◆ Dataset excerpt:
-*-*-
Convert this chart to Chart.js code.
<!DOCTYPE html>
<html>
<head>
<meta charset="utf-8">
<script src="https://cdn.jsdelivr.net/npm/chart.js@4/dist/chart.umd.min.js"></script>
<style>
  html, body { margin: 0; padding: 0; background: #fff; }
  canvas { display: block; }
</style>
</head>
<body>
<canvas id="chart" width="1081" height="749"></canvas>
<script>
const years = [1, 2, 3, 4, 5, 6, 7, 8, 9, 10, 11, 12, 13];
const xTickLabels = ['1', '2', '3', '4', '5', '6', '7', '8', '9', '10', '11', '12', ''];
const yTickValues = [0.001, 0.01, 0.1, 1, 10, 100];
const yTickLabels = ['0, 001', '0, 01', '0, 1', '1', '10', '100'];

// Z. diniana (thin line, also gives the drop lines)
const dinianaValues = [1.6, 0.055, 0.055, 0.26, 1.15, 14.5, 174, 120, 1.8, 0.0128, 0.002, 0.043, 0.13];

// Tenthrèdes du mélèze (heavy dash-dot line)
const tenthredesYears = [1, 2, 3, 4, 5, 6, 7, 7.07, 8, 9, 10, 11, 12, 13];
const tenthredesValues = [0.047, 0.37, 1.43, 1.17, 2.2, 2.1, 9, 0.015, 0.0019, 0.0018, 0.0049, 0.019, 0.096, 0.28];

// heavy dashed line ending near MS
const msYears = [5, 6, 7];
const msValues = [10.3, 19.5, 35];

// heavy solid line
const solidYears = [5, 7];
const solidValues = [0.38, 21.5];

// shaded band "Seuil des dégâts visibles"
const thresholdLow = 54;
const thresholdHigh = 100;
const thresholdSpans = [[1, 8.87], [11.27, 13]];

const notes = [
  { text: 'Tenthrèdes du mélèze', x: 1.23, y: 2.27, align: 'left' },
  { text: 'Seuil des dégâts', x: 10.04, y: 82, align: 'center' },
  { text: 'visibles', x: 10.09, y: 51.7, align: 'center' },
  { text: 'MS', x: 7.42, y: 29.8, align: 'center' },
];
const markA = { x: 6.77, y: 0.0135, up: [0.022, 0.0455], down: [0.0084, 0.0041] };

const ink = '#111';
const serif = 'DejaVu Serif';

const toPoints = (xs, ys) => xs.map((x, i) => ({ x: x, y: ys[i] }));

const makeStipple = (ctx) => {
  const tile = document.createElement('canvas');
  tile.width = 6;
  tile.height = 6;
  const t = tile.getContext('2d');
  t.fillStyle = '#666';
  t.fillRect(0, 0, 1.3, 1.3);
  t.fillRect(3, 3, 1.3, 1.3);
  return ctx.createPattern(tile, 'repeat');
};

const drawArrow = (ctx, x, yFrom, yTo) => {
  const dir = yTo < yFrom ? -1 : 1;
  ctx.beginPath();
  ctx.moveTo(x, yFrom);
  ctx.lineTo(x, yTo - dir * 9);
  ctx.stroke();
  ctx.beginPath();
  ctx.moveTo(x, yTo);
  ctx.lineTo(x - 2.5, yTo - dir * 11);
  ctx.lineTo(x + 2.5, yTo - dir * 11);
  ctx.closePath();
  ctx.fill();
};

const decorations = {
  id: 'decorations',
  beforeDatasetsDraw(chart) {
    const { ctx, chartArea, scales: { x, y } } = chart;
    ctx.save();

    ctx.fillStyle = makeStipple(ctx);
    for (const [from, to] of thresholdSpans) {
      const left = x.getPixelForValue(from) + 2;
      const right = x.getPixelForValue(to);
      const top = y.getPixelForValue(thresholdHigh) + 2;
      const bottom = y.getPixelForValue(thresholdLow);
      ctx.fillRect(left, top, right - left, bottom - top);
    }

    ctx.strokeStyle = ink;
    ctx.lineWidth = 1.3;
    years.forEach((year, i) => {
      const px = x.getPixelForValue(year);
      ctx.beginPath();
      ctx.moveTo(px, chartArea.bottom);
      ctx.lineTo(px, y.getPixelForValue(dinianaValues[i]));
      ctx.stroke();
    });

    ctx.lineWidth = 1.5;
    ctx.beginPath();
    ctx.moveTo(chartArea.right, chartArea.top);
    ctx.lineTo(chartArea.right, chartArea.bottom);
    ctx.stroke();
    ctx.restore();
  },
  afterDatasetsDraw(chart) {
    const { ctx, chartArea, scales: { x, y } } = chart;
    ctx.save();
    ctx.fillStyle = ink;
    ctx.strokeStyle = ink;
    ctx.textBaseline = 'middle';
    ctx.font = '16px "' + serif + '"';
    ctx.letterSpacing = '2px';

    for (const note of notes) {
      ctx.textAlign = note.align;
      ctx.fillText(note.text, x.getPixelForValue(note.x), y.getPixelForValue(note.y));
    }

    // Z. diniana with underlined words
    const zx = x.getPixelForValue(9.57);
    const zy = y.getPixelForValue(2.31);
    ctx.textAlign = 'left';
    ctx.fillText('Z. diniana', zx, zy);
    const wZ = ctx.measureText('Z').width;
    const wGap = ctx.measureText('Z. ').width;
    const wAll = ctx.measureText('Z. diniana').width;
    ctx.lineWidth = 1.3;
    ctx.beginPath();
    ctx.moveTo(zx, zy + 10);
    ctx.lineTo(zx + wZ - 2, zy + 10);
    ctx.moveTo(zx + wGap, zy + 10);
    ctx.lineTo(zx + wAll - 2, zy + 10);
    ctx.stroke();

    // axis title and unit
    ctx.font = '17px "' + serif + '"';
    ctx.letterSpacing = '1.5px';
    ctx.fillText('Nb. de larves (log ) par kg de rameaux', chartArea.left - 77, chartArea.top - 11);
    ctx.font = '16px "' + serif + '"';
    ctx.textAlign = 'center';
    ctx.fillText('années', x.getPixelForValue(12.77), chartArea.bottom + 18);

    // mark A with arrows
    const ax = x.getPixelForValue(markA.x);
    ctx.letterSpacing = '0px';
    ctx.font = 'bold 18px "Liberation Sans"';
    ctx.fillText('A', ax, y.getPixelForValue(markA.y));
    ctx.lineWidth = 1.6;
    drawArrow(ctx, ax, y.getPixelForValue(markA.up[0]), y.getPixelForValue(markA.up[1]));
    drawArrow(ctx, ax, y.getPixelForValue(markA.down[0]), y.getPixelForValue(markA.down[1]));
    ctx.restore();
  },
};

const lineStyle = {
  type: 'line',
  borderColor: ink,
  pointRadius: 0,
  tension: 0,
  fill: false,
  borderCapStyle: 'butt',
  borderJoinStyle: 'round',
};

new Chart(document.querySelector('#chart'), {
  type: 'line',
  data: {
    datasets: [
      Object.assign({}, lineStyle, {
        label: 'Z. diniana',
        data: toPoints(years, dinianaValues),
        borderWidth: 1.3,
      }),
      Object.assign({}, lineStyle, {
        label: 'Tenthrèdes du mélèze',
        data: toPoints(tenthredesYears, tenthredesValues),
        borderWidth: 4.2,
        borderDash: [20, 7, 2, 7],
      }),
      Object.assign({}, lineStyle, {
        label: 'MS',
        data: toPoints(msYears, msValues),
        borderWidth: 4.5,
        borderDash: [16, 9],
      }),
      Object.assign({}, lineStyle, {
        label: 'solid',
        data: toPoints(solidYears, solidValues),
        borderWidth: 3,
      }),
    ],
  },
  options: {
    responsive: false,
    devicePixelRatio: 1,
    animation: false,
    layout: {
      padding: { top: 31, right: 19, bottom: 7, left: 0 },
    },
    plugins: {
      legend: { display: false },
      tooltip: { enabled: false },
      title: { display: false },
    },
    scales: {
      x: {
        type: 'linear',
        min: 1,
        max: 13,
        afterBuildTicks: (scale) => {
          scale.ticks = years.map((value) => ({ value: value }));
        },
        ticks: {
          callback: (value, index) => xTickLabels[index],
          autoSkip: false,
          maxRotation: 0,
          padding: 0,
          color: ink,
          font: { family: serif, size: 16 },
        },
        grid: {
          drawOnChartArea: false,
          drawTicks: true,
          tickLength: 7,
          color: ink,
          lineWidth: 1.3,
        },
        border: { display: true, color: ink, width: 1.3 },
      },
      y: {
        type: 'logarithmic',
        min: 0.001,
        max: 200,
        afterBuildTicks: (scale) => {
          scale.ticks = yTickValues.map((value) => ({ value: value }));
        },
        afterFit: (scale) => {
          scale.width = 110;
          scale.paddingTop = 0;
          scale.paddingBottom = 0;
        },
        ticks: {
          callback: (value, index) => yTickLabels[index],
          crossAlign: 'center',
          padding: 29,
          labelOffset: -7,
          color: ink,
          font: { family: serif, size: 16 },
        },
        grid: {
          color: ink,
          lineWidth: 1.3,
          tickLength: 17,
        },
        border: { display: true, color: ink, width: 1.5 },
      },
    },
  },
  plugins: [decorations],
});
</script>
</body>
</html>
-*-*-
◆ Given exercise:
Return a word-for-word copy of the lines from the beginning of the listing to the line holding "0.002, 0.043, 0.13];", both kept.

◆ Finished exercise:
Convert this chart to Chart.js code.
<!DOCTYPE html>
<html>
<head>
<meta charset="utf-8">
<script src="https://cdn.jsdelivr.net/npm/chart.js@4/dist/chart.umd.min.js"></script>
<style>
  html, body { margin: 0; padding: 0; background: #fff; }
  canvas { display: block; }
</style>
</head>
<body>
<canvas id="chart" width="1081" height="749"></canvas>
<script>
const years = [1, 2, 3, 4, 5, 6, 7, 8, 9, 10, 11, 12, 13];
const xTickLabels = ['1', '2', '3', '4', '5', '6', '7', '8', '9', '10', '11', '12', ''];
const yTickValues = [0.001, 0.01, 0.1, 1, 10, 100];
const yTickLabels = ['0, 001', '0, 01', '0, 1', '1', '10', '100'];

// Z. diniana (thin line, also gives the drop lines)
const dinianaValues = [1.6, 0.055, 0.055, 0.26, 1.15, 14.5, 174, 120, 1.8, 0.0128, 0.002, 0.043, 0.13];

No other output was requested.